Isso é que é falar com conhecimento de causa.
Olha, por aqui também vão juntar umas quantas freguesias.
E olha que também podiam juntar alguns munícipios que eu não me chateava nada. A Régua e Santa Marta de Penaguião ficam tão próximas que bem podiam juntá-las.
Abraço

Anónimo disse...

E o que me diz da criação de cargos políticos nas comunidades intermunicipais com remunerações de 4000 euros por mês?
Corta-se de um lado, mas inventa-se do outro para os boys do partido, não é?
Vá, diga lá qualquer coisinha sobre isto.

danieltecelao disse...

Com que então o povo olha para o seu umbigo.Não são os corruptos, ladrões e canalhas dos politicos que levaram o país ao estado actual.
Com gente desta não admira as elites que o país tem!!!

Anónimo disse...

Pedro, Pedro, deixe lá o povo em paz! Volto a lembrar-lhe que você conhece apenas uma ínfima parte da realidade e não pode julgar o todo por ela. Há muitos pequenos lugares em que a Junta de Freguesia é a única coisa que ainda não foi tirada às pessoas. Já lhes fecharam a escola, o centro de saúde, os correios... já só têm a Junta para contactarem com o mundo, para lhes resolver os pequenos problemas do dia-a-dia. Se haverá certamente lugares em que isso pouca diferença fará, outros existem em que fechar a Junta equivale a deixar as pessoas numa ilha de isolamento. Há pequenas terras com rivalidades terríveis e seculares entre frequesias e mexer aí é mexer num vespeiro, tem que ser feito com pinças e muito cuidado. Lembre-se ainda de que uma deslocação que a si lhe parece fácil de carro, pode ser intransponível para alguém com 80 anos, falta de vista, mobilidade reduzida e reforma ainda mais reduzida, e dependente de um autocarro de manhã e outro ao fim da tarde, quando os há. Não pode valer tudo!
Francisco

Anónimo disse...

Pedro, «poderá haver» e «despesas supérfluas», por favor. E não me acuse de paternalismo, reveja.

Pedro disse...

Caro anónimo, sobre aquilo que diz, li que se vão cortar quase 700 cargos e que se criam 37 novos cargos executivos nas comunidades intermunicipais. Ora, não tendo nós regionalização, penso que o intermunicipalismo constitui factor decisivo na gestão de equipamentos e variados serviços de âmbito intermunicipal.
Pelo que li a remuneração andará à volta de 3000 euros (penso que ilíquidos), o que para um cargo destes será aceitável. O que se poderá chamar a atenção é a forma como estes cargos vão ser preenchidos: por nomeação ou eleição?

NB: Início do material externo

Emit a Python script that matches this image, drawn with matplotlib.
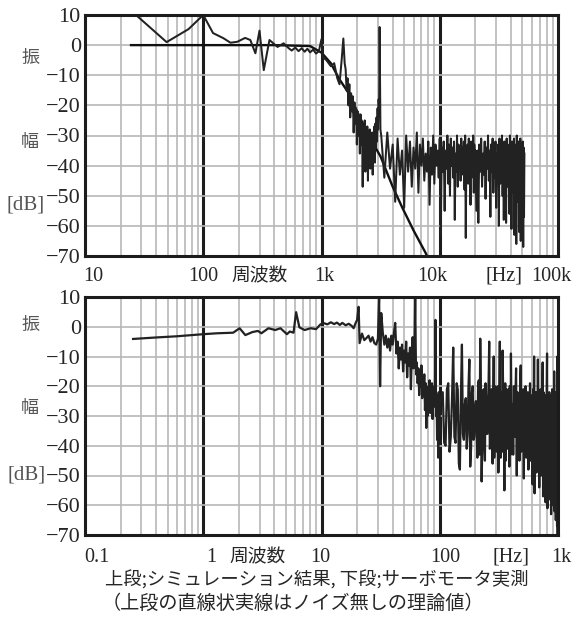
import matplotlib
matplotlib.use("Agg")
import matplotlib.pyplot as plt
import matplotlib.transforms as mtrans
from matplotlib.ticker import LogLocator, NullFormatter, FixedLocator
import numpy as np

# ---------------- data: upper panel (simulation) ----------------
theory_f = [24.5, 100, 400, 800, 1000, 1200, 1400, 1700, 2000, 2500, 3160, 4000, 4830, 6000, 7600, 7800]
theory_db = [0, 0, 0, -0.3, -2.5, -6, -11, -16, -22, -30, -37, -47, -54, -61.5, -69, -70]

sim_lo_f = [27, 49, 75, 100, 121, 148, 170, 194, 226, 250, 276, 299, 325, 363, 400,
            425, 478, 527, 560, 600, 640, 680, 720, 760, 800, 850, 900, 950, 1000, 1030,
            1100, 1200, 1280, 1360, 1420, 1480, 1530, 1570]
sim_lo_db = [10, 1, 5.3, 10, 4, 2.3, 0.8, 1.1, 2.4, 1.7, -2.7, 4.8, -8.3, 1.7, 0.3,
             -0.6, 0.6, -1, -1.8, -0.8, -2, -1, -2.2, -1.2, -2.4, -1.5, -2.8, -2, 2, -4,
             -5, -7, -6, -11, -13, -5, 2.2, -6]

sim_mid_f = [1600, 1630, 1660, 1690, 1720, 1750, 1780, 1810, 1840, 1870,
             1900, 1930, 1960, 1990, 2020, 2050, 2080, 2110, 2140, 2170,
             2200, 2230, 2260, 2290, 2320, 2350, 2380, 2410, 2440, 2470,
             2500, 2530, 2560, 2590, 2620, 2650, 2680, 2710, 2740, 2770,
             2800, 2830, 2860, 2890, 2920, 2950, 2980, 3010, 3040, 3070,
             3100, 3150]
sim_mid_db = [-8, -15, -11, -20, -13, -24, -16, -22, -17, -29,
              -19, -26, -21, -33, -22, -30, -24, -36, -23, -33,
              -26, -47, -27, -38, -25, -42, -29, -36, -27, -45,
              -30, -38, -28, -41, -31, -37, -29, -43, -30, -36,
              -27, -39, -26, -34, -24, -32, -21, -28, -18, -22,
              6, -28]

sim_noise_khz = [3.2, 3.4, 3.6, 3.8, 4.0, 4.2, 4.4, 4.6, 4.8, 5.0,
                 5.2, 5.4, 5.6, 5.8, 6.0, 6.2, 6.4, 6.6, 6.8, 7.0,
                 7.2, 7.4, 7.6, 7.8, 8.0, 8.2, 8.4, 8.6, 8.8, 9.0,
                 9.2, 9.4, 9.6, 9.8, 10.0, 10.2, 10.4, 10.6, 10.8, 11.0,
                 11.2, 11.4, 11.6, 11.8, 12.0, 12.2, 12.4, 12.6, 12.8, 13.0,
                 13.2, 13.4, 13.6, 13.8, 14.0, 14.2, 14.4, 14.6, 14.8, 15.0,
                 15.2, 15.4, 15.6, 15.8, 16.0, 16.2, 16.4, 16.6, 16.8, 17.0,
                 17.2, 17.4, 17.6, 17.8, 18.0, 18.2, 18.4, 18.6, 18.8, 19.0,
                 19.2, 19.4, 19.6, 19.8, 20.0,
                 20.4, 20.8, 21.2, 21.6, 22.0, 22.4, 22.8,
                 23.2, 23.6, 24.0, 24.4, 24.8, 25.2, 25.6, 26.0, 26.4, 26.8,
                 27.2, 27.6, 28.0, 28.4, 28.8, 29.2, 29.6, 30.0, 30.4, 30.8,
                 31.2, 31.6, 32.0, 32.4, 32.8, 33.2, 33.6, 34.0, 34.4, 34.8,
                 35.2, 35.6, 36.0, 36.4, 36.8, 37.2, 37.6, 38.0, 38.4, 38.8,
                 39.2, 39.6, 40.0, 40.4, 40.8, 41.2, 41.6, 42.0, 42.4, 42.8,
                 43.2, 43.6, 44.0, 44.4, 44.8, 45.2, 45.6, 46.0, 46.4, 46.8,
                 47.2, 47.6, 48.0, 48.4, 48.8, 49.2, 49.6, 50.0, 50.4, 50.8,
                 51.2, 51.6, 52.0]
sim_noise_db = [-30, -44, -29, -41, -33, -52, -31, -43, -35, -54,
                -30, -42, -32, -47, -34, -41, -29, -49, -33, -40,
                -31, -45, -36, -42, -32, -53, -34, -43, -30, -46,
                -33, -40, -35, -44, -31, -63, -34, -42, -32, -55,
                -35, -41, -30, -46, -33, -50, -31, -40, -34, -44,
                -32, -58, -36, -42, -30, -47, -33, -41, -35, -45,
                -31, -43, -34, -40, -32, -48, -30, -64, -35, -42,
                -33, -46, -31, -41, -36, -53, -32, -44, -34, -42,
                -30, -49, -33, -40, -35,
                -55, -35, -59, -33, -42, -31, -47,
                -36, -43, -32, -51, -34, -41, -30, -45, -35, -57,
                -33, -42, -31, -49, -34, -44, -32, -54, -36, -41,
                -33, -60, -31, -46, -35, -43, -30, -50, -34, -58,
                -32, -42, -36, -59, -31, -47, -33, -44, -35, -56,
                -30, -45, -34, -61, -32, -49, -36, -43, -31, -63,
                -33, -47, -35, -66, -30, -52, -34, -46, -32, -62,
                -36, -53, -31, -65, -33, -48, -35, -60, -32, -67,
                -34, -57, -36]

# ---------------- data: lower panel (servo motor measurement) ----------------
meas_lo_f = [0.255, 0.4, 0.6, 0.8, 1.0, 1.3, 1.79, 2.03, 2.27, 2.6,
             2.9, 3.1, 3.56, 4.06, 4.5, 5.1, 5.4, 5.8, 6.1, 6.5,
             7.2, 8.1, 9.0, 9.8, 10.5, 11.2, 12.0, 12.8, 13.5, 14.3,
             15.0, 16.0, 17.0, 18.0, 18.7, 19.4, 20.0, 20.6, 21.0, 22.0,
             23.0, 24.0, 25.0, 26.0, 27.0, 28.0, 29.0, 30.0, 30.7, 31.3, 32.0]
meas_lo_db = [-4.1, -3.6, -3.2, -2.8, -2.5, -2.2, -2.0, -0.5, -2.8, -1.8,
              -1.4, -2.2, -0.5, -1.1, -0.5, -2.5, -1.6, -2.0, 4.9, -0.2,
              -1.1, -0.5, -0.8, 0.8, 1.2, 0.8, 1.5, 0.9, 1.4, 0.6,
              1.3, 0.5, 1.0, 0.3, -0.5, 1.2, 2.3, 6.7, -5.5, -2.3,
              -4.5, -3.8, -3.0, -5.0, -3.5, -5.5, -6.0, -4.0, 9.5, -20.0, 4.6]

meas_mid_f = [33, 34, 35, 36, 37, 38, 39, 40, 41, 42,
              43, 44, 45, 46, 47, 48, 49, 50, 51, 52,
              53, 54, 55, 56, 57, 58, 59, 60, 61, 62,
              63, 64, 65, 66, 67, 68, 69, 70, 71, 72,
              73, 74, 75, 76, 77, 78, 79, 80, 81, 82,
              83, 84, 85, 86, 87, 88, 89, 90, 91, 92,
              93, 94, 95, 96, 97, 98, 99, 100]
meas_mid_db = [-2, -6, -3, -7, -4, -8, -3, -6, -2, 1.3,
               -9, -5, -14, -7, -11, -6, -15, -8, -12, -5,
               -17, -9, -13, -7, -21, -10, -3.5, -14, -11, 9.7,
               -16, -12, -19, -14, -23, -15, -20, -13, -24, -17,
               -22, -16, -28, -19, -34, -22, -30, -20, -26, -18,
               -29, -21, -25, -19, -31, -22, -27, -20, -24, 2.3,
               -30, -23, -38, -25, -44, -22, -36, -26]

meas_hi_f = [106, 112, 118, 124, 130, 136, 142, 148, 154, 160,
             166, 172, 178, 184, 190, 196, 202, 208, 214, 220,
             226, 232, 238, 244, 250, 256, 262, 268, 274, 280,
             286, 292, 298, 304, 310, 316, 322, 328, 334, 340,
             346, 352, 358, 364, 370, 376, 382, 388, 394, 400,
             406, 412, 418, 424, 430, 436, 442, 448, 454, 460,
             466, 472, 478, 484, 490, 496, 502, 508, 514, 520,
             526, 532, 538, 544, 550, 556, 562, 568, 574, 580,
             586, 592, 598, 604, 610, 616, 622, 628, 634, 640,
             646, 652, 658, 664, 670, 676, 682, 688, 694, 700,
             706, 712, 718, 724, 730, 736, 742, 748, 754, 760,
             766, 772, 778, 784, 790, 796, 802, 808, 814, 820,
             826, 832, 838, 844, 850, 856, 862, 868, 874, 880,
             886, 892, 898, 904, 910, 916, 922, 928, 934, 940,
             946, 952, 958, 964, 970, 976, 982, 988, 994, 1000]
meas_hi_db = [-22, -40, -19, -37, -7, -39, -21, -48, -6, -38,
              -24, -36, -11, -41, -20, -37, -25, -44, -18, -4,
              -52, -23, -39, -19, -36, -26, -5, -40, -21, -46,
              -10, -37, -24, -42, -20, -38, -5, -44, -22, -8,
              -40, -55, -19, -38, -25, -41, -21, -47, -23, -9,
              -39, -26, -43, -20, -37, -24, -14, -50, -22, -40,
              -27, -45, -19, -13, -42, -25, -38, -21, -51, -24,
              -40, -20, -44, -26, -38, -22, -48, -25, -41, -19,
              -45, -27, -39, -23, -53, -21, -43, -10, -56, -24,
              -41, -22, -49, -26, -43, -11, -46, -23, -54, -25,
              -42, -21, -50, -27, -45, -24, -12, -57, -22, -48,
              -26, -44, -23, -59, -25, -47, -21, -9, -61, -24,
              -51, -27, -46, -22, -58, -26, -49, -23, -63, -25,
              -54, -21, -48, -27, -60, -24, -55, -15, -62, -26,
              -57, -22, -65, -28, -59, -24, -67, -10, -70, -26]

meas_fill_f = [109, 115, 121, 127, 133, 139, 145, 151, 157, 163,
               169, 175, 181, 187, 193, 199, 205, 211, 217, 223,
               229, 235, 241, 247, 253, 259, 265, 271, 277, 283,
               289, 295, 301, 307, 313, 319, 325, 331, 337, 343,
               349, 355, 361, 367, 373, 379, 385, 391, 397]
meas_fill_db = [-39, -21, -42, -24, -37, -19, -46, -23, -36, -26,
                -41, -20, -47, -22, -38, -27, -35, -19, -43, -24,
                -40, -21, -45, -25, -36, -18, -41, -23, -38, -26,
                -44, -20, -37, -24, -49, -22, -39, -27, -42, -19,
                -36, -25, -45, -21, -40, -26, -38, -20, -43]

y_ticks = [10, 0, -10, -20, -30, -40, -50, -60, -70]
y_ticklabels = ["10", "0", "\u221210", "\u221220", "\u221230", "\u221240", "\u221250", "\u221260", "\u221270"]

top_xlim = (10, 100000)
top_decades = [10, 100, 1000, 10000, 100000]
bot_xlim = (0.1, 1000)
bot_decades = [0.1, 1, 10, 100, 1000]

caption1 = "上段;シミュレーション結果, 下段;サーボモータ実測"
caption2 = "（上段の直線状実線はノイズ無しの理論値）"

# ---------------- figure ----------------
W, H = 573, 623
fig = plt.figure(figsize=(W / 100, H / 100), dpi=100)
fig.patch.set_facecolor("white")

SERIF = ["Liberation Serif", "DejaVu Serif"]
CJK = ["Noto Sans CJK JP", "DejaVu Sans"]
TXT = "#262626"
GRAY_TXT = "#555555"
GRID = "#b8b8b8"
DARK = "#1c1c1c"


def make_axes(top, bottom):
    return fig.add_axes([85 / W, 1 - bottom / H, (558 - 85) / W, (bottom - top) / H])


ax1 = make_axes(15, 256)
ax2 = make_axes(297, 535)


def style(ax, xlim, decades):
    ax.set_xscale("log")
    ax.set_xlim(*xlim)
    ax.set_ylim(-70, 10)
    ax.xaxis.set_major_locator(FixedLocator(decades))
    ax.xaxis.set_minor_locator(LogLocator(base=10, subs=range(2, 10), numticks=50))
    ax.xaxis.set_major_formatter(NullFormatter())
    ax.xaxis.set_minor_formatter(NullFormatter())
    ax.set_yticks(y_ticks)
    ax.set_yticklabels(y_ticklabels, fontfamily=SERIF, fontsize=16, color=TXT)
    ax.tick_params(axis="both", which="both", length=0)
    ax.tick_params(axis="y", pad=3)
    ax.grid(which="minor", axis="x", color=GRID, lw=1.2, zorder=0)
    ax.grid(which="major", axis="y", color=GRID, lw=1.2, zorder=0)
    for d in decades[1:-1]:
        ax.axvline(d, color=DARK, lw=2.2, zorder=1)
    for s in ax.spines.values():
        s.set_linewidth(2.2)
        s.set_color(DARK)
        s.set_zorder(5)


style(ax1, top_xlim, top_decades)
style(ax2, bot_xlim, bot_decades)

# upper panel lines
ax1.plot(theory_f, theory_db, color="#111111", lw=1.7, zorder=3)
sim_f = list(sim_lo_f) + list(sim_mid_f) + [k * 1000 for k in sim_noise_khz]
sim_db = list(sim_lo_db) + list(sim_mid_db) + list(sim_noise_db)
ax1.plot(sim_f, sim_db, color="#222222", lw=1.45, zorder=4)

# lower panel line (merge the interleaved samples in frequency order)
meas_f = np.array(list(meas_lo_f) + list(meas_mid_f) + list(meas_hi_f) + list(meas_fill_f))
meas_db = np.array(list(meas_lo_db) + list(meas_mid_db) + list(meas_hi_db) + list(meas_fill_db))
order = np.argsort(meas_f, kind="stable")
ax2.plot(meas_f[order], meas_db[order], color="#222222", lw=1.6, zorder=4)


def xlabel(ax, x, text, dx, dy, fam=SERIF, size=14.5, ha="center"):
    tr = mtrans.blended_transform_factory(ax.transData, ax.transAxes)
    ax.annotate(text, xy=(x, 0), xycoords=tr, xytext=(dx, -dy),
                textcoords="offset pixels", ha=ha, va="center",
                fontfamily=fam, fontsize=size, color=TXT, annotation_clip=False)


# upper x labels
xlabel(ax1, 10, "10", -2, 20, ha="left")
xlabel(ax1, 100, "100", 0, 20)
xlabel(ax1, 100, "周波数", 56, 20, fam=CJK, size=13.5)
xlabel(ax1, 1000, "1k", 3, 20)
xlabel(ax1, 10000, "10k", -7, 20)
xlabel(ax1, 10000, "[Hz]", 64, 20)
xlabel(ax1, 100000, "100k", -7, 20)

# lower x labels
xlabel(ax2, 0.1, "0.1", -1, 22, ha="left")
xlabel(ax2, 1, "1", 8, 22)
xlabel(ax2, 1, "周波数", 54, 22, fam=CJK, size=13.5)
xlabel(ax2, 10, "10", -1, 22)
xlabel(ax2, 100, "100", 6, 22)
xlabel(ax2, 100, "[Hz]", 71, 22)
xlabel(ax2, 1000, "1k", 3, 22)


def side(x, y, text, fam, size):
    fig.text(x / W, 1 - y / H, text, ha="center", va="center",
             fontfamily=fam, fontsize=size, color=GRAY_TXT)


side(31, 58, "振", CJK, 13)
side(30, 142, "幅", CJK, 13)
side(26, 205, "[dB]", SERIF, 15)
side(30, 325, "振", CJK, 13)
side(30, 408, "幅", CJK, 13)
side(27, 475, "[dB]", SERIF, 15)

fig.text(317 / W, 1 - 580 / H, caption1, ha="center", va="center",
         fontfamily=CJK, fontsize=13.2, color=TXT)
fig.text(293 / W, 1 - 603 / H, caption2, ha="center", va="center",
         fontfamily=CJK, fontsize=13.8, color=TXT)

fig.savefig("out.png", dpi=100, facecolor="white")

Caro Francisco, concordo consigo: cada caso é um caso e, de facto, poderá haver situações em que a extinção da freguesia poderá penalizar os mais idosos. Mas, nos dias que correm não podemos ter tudo perto de casa. Daí que as autarquias devam preocupar-se mais com os mais idosos e menos com despesas supérfluas (rotundas, estradas e outras obras de betão).

Pedro disse...

Caro anónimo(?), está revisto. Obrigado.

Anónimo disse...

Pois... acabam-se com os presidentes de junta, que na esmagadora maioria desempenham os seus cargos por amor à camisola e auferindo um «vencimento» ridículo, mas criam-se jobs for the boys e parece-lhe aceitável!!!!

Se é assim tão aceitável, explique-me por é que nenhum autarca (câmaras municipais) vêem nenhum sentido nisto?